The voice cast from the show return once again and are the best part of the film. They bring a charm to the occasional confusing film and, due to the show’s 21-year run, the cast blends well together. The stand outs, as always, are Tom Kenny and Bill Fagerbakke as Spongebob and Patrick. Their friendship and innocent view on the world are, once again, delightful to watch and even more important now in this unprecedented time. The rest of the cast also get their own time to shine too; from Sandy Cheeks and her new contraptions, one of which serves as a plot point for the lead characters, to Plankton whom has a slight change of heart towards the end of the film. While Spongebob and Patrick carry the main story as best as they can, the rest of the main characters also have their own story arc and motivations.
However, this is as far as I can go to channel my inner Spongebob and think positively of the film.
The first, obvious, aspect to mention is the animation style. While the previous film, Sponge Out Of Water, had CGI animation in its third act, Sponge On The Run adopts the CGI animation for its entire running time. While the change in animation worked for the previous entry, because it showcased the characters going up to the surface, the change in style here is odd and jarring. The almost plasticine look was, on occasion, painful to the eyes and didn’t add anything to the film or its settings. The departure from its usual 2D-like animation is a strange and nonsensical decision.
Not only is the plot barely enough to carry the film, but long-time fans can’t deny that this is a storyline that has been done before. One of the most famous episodes of the TV show is called ‘Have You Seen This Snail?’ in which Gary the snail runs away, and Patrick and Spongebob try to find him. While it’s delightful to have another Spongebob film, it is frustrating watching a story that was done better in the show 15 years prior. It’s also clear that the writers didn’t know how to expand the story more, making this a confusing entry in the franchise. While the previous films had certain themes throughout that were constantly called back on (first film being the idea of growing up; second film was being loyal to something/someone), Sponge On The Run seems to struggle to keep any theme afloat. Any mention of Spongebob’s love for Gary is through dialogue but is also quickly forgotten about or thrown away with a gag.

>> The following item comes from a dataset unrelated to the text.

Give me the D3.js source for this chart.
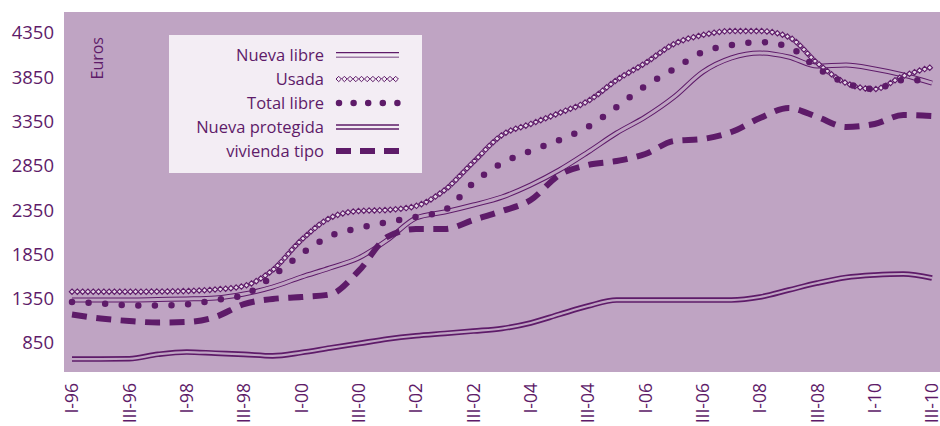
<!DOCTYPE html>
<html>
<head>
<meta charset="utf-8">
<script src="https://cdn.jsdelivr.net/npm/d3@7"></script>
<style>
  body { margin: 0; background: #fff; }
  svg { display: block; font-family: "Open Sans", sans-serif; }
</style>
</head>
<body>
<svg id="chart" width="940" height="426"></svg>
<script>
'use strict';

// tick labels on the time axis (one every second step)
const periodLabels = ["I-96", "III-96", "I-98", "III-98", "I-00", "III-00", "I-02", "III-02",
                      "I-04", "III-04", "I-06", "III-06", "I-08", "III-08", "I-10", "III-10"];
const yTicks = [850, 1350, 1850, 2350, 2850, 3350, 3850, 4350];

// values in euros, sampled at half-label steps (31 points)
const nuevaLibre = [1336, 1336, 1336, 1341, 1347, 1358, 1403, 1482, 1595, 1697, 1810, 2013, 2261, 2329, 2408, 2498,
                    2634, 2803, 3006, 3221, 3402, 3627, 3909, 4068, 4124, 4079, 3977, 3989, 3943, 3876, 3785];
const usada = [1429, 1429, 1429, 1431, 1437, 1454, 1494, 1674, 2013, 2261, 2340, 2352, 2397, 2577, 2893, 3198,
               3323, 3447, 3582, 3819, 4011, 4226, 4327, 4372, 4372, 4305, 4011, 3785, 3717, 3864, 3966];
const totalLibre = [1313, 1296, 1276, 1272, 1285, 1336, 1392, 1606, 1855, 2058, 2148, 2216, 2273, 2352, 2656, 2882,
                    3018, 3142, 3289, 3514, 3752, 3944, 4135, 4214, 4248, 4192, 3955, 3785, 3717, 3819, 3808];
const nuevaProtegida = [669, 669, 672, 722, 748, 735, 722, 705, 742, 794, 844, 895, 932, 958, 985, 1014,
                        1076, 1173, 1268, 1335, 1335, 1335, 1335, 1335, 1369, 1448, 1527, 1590, 1618, 1629, 1584];
const viviendaTipo = [1172, 1127, 1098, 1081, 1087, 1144, 1290, 1347, 1369, 1398, 1663, 2047, 2137, 2137, 2239, 2340,
                      2464, 2747, 2860, 2905, 2984, 3131, 3153, 3232, 3390, 3503, 3402, 3289, 3323, 3424, 3413];

const legendNames = ["Nueva libre", "Usada", "Total libre", "Nueva protegida", "vivienda tipo"];

const purple = "#5e1b69",
      bg = "#bfa4c3",
      boxFill = "#f3edf4";

let svg = d3.select("#chart");

let x = d3.scaleLinear().domain([0, 30]).range([72, 932]);
let y = d3.scaleLinear().domain([850, 4350]).range([343, 33]);

svg.append("rect")
    .attr("x", 64).attr("y", 12)
    .attr("width", 876).attr("height", 360)
    .attr("fill", bg);

// y axis
let yAxis = svg.append("g")
    .attr("transform", "translate(54,0)")
    .call(d3.axisLeft(y).tickValues(yTicks).tickSize(0).tickPadding(0).tickFormat(d3.format("d")));
yAxis.select(".domain").remove();
yAxis.selectAll("text")
    .attr("fill", purple)
    .style("font-size", "18.5px")
    .style("font-family", "Open Sans");

// x axis
let xAxis = svg.append("g")
    .attr("transform", "translate(0,383)")
    .call(d3.axisBottom(x)
        .tickValues(d3.range(0, 31, 2))
        .tickSize(0)
        .tickFormat(function(d) { return periodLabels[d / 2]; }));
xAxis.select(".domain").remove();
xAxis.selectAll("text")
    .attr("fill", purple)
    .style("font-size", "17.5px")
    .style("font-family", "Open Sans")
    .attr("text-anchor", "end")
    .attr("transform", "rotate(-90)")
    .attr("x", 0)
    .attr("y", 0)
    .attr("dy", "0.34em");

svg.append("text")
    .attr("transform", "translate(97,37) rotate(-90)")
    .attr("text-anchor", "end")
    .attr("dy", "0.35em")
    .attr("fill", purple)
    .style("font-size", "16px")
    .text("Euros");

let line = d3.line()
    .x(function(d, i) { return x(i); })
    .y(function(d) { return y(d); })
    .curve(d3.curveMonotoneX);

let plot = svg.append("g");

// Nueva libre: thin double line
plot.append("path").attr("d", line(nuevaLibre))
    .attr("fill", "none").attr("stroke", purple).attr("stroke-width", 5);
plot.append("path").attr("d", line(nuevaLibre))
    .attr("fill", "none").attr("stroke", bg).attr("stroke-width", 3);

// Nueva protegida: heavier double line
plot.append("path").attr("d", line(nuevaProtegida))
    .attr("fill", "none").attr("stroke", purple).attr("stroke-width", 5.6);
plot.append("path").attr("d", line(nuevaProtegida))
    .attr("fill", "none").attr("stroke", bg).attr("stroke-width", 2.2);

// vivienda tipo: thick dashes
plot.append("path").attr("d", line(viviendaTipo))
    .attr("fill", "none").attr("stroke", purple).attr("stroke-width", 6)
    .attr("stroke-dasharray", "15,9.5");

// Usada: diamonds along the curve
let diamond = "M0,-2.7L2.7,0L0,2.7L-2.7,0Z";
let usadaPath = plot.append("path").attr("d", line(usada))
    .attr("fill", "none").attr("stroke", "none");
let node = usadaPath.node(),
    total = node.getTotalLength();
let pts = d3.range(0, total, 5.3).map(function(l) { return node.getPointAtLength(l); });
plot.append("g").selectAll("path")
    .data(pts)
    .enter().append("path")
    .attr("d", diamond)
    .attr("transform", function(p) { return "translate(" + p.x + "," + p.y + ")"; })
    .attr("fill", "#e6d9e8")
    .attr("stroke", purple)
    .attr("stroke-width", 1.15);

// Total libre: round dots
plot.append("path").attr("d", line(totalLibre))
    .attr("fill", "none").attr("stroke", purple).attr("stroke-width", 6.5)
    .attr("stroke-linecap", "round")
    .attr("stroke-dasharray", "0,16.6");

// legend
let legend = svg.append("g");
legend.append("rect")
    .attr("x", 169).attr("y", 35)
    .attr("width", 253).attr("height", 138)
    .attr("fill", boxFill);

let rowY = d3.scalePoint().domain(legendNames).range([55, 151]);

legend.selectAll("text")
    .data(legendNames)
    .enter().append("text")
    .attr("x", 324)
    .attr("y", function(d) { return rowY(d); })
    .attr("dy", "0.35em")
    .attr("text-anchor", "end")
    .attr("fill", purple)
    .style("font-size", "16.5px")
    .text(function(d) { return d; });

let lx0 = 336, lx1 = 399;
let r0 = rowY("Nueva libre");
legend.append("line").attr("x1", lx0).attr("x2", lx1).attr("y1", r0 - 2.3).attr("y2", r0 - 2.3)
    .attr("stroke", purple).attr("stroke-width", 1.2);
legend.append("line").attr("x1", lx0).attr("x2", lx1).attr("y1", r0 + 2.3).attr("y2", r0 + 2.3)
    .attr("stroke", "#9f7ba7").attr("stroke-width", 1.6);

let r1 = rowY("Usada");
legend.append("g").selectAll("path")
    .data(d3.range(lx0 + 2.7, lx1, 5.7))
    .enter().append("path")
    .attr("d", diamond)
    .attr("transform", function(d) { return "translate(" + d + "," + r1 + ")"; })
    .attr("fill", boxFill)
    .attr("stroke", purple)
    .attr("stroke-width", 1);

let r2 = rowY("Total libre");
legend.append("line").attr("x1", lx0 + 3).attr("x2", lx1).attr("y1", r2).attr("y2", r2)
    .attr("stroke", purple).attr("stroke-width", 6.5)
    .attr("stroke-linecap", "round").attr("stroke-dasharray", "0,14.6");

let r3 = rowY("Nueva protegida");
legend.append("line").attr("x1", lx0).attr("x2", lx1).attr("y1", r3 - 2).attr("y2", r3 - 2)
    .attr("stroke", purple).attr("stroke-width", 1.7);
legend.append("line").attr("x1", lx0).attr("x2", lx1).attr("y1", r3 + 2).attr("y2", r3 + 2)
    .attr("stroke", purple).attr("stroke-width", 1.7);

let r4 = rowY("vivienda tipo");
legend.append("line").attr("x1", lx0).attr("x2", lx1).attr("y1", r4).attr("y2", r4)
    .attr("stroke", purple).attr("stroke-width", 6)
    .attr("stroke-dasharray", "15,9");
</script>
</body>
</html>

This leaves the film grasping at any scenes it can think of to fill the running time. An example is a 15-minute dream sequence where Spongebob and Patrick end up in an abandoned town and meet Keanu Reeves (who plays a Tumbleweed) and a cast of dancing zombie pirates…including Snoop Dogg. The sequence is nonsensical and has no relevance to the plot. And, while Keanu Reeves stays with the two lead characters throughout the film, it’s clear that the writers wanted him onboard during his career comeback. Other cameos appear too, mainly in this sequence but, like previously mentioned, they’re not required for the plot; the film just wanted celebrity guests to feature. And, while the first film had this too, the cameos all served a purpose for the plot.
Overall, The SpongeBob Movie: Sponge On The Run is a mediocre entry in the film’s franchise and feels like a TV special. It’s not only used a 15-year-old plot, but it struggles to keep that plot afloat, and random absurd scenes are placed in to pad out its 1 hour and 35-minute running time. The film doesn’t include any references or call backs to the show (a mention of the 15-year-old episode would’ve been nice?), so long-time fans won’t find anything of value here. Adding insult to injury, the film half-heartedly shows the main characters’ origins and how they met. Thus, going against the late Stephen Hillenburg’s wishes of not wanting to tell viewers the show’s origins in any way. While it’s nice to have such a positive character like Spongebob Squarepants return in such an uncertain time like this, Sponge On The Run is more of a whimper than a celebratory dance into our lives. The previous entries are stronger films, plus the first film is still on Netflix in the UK!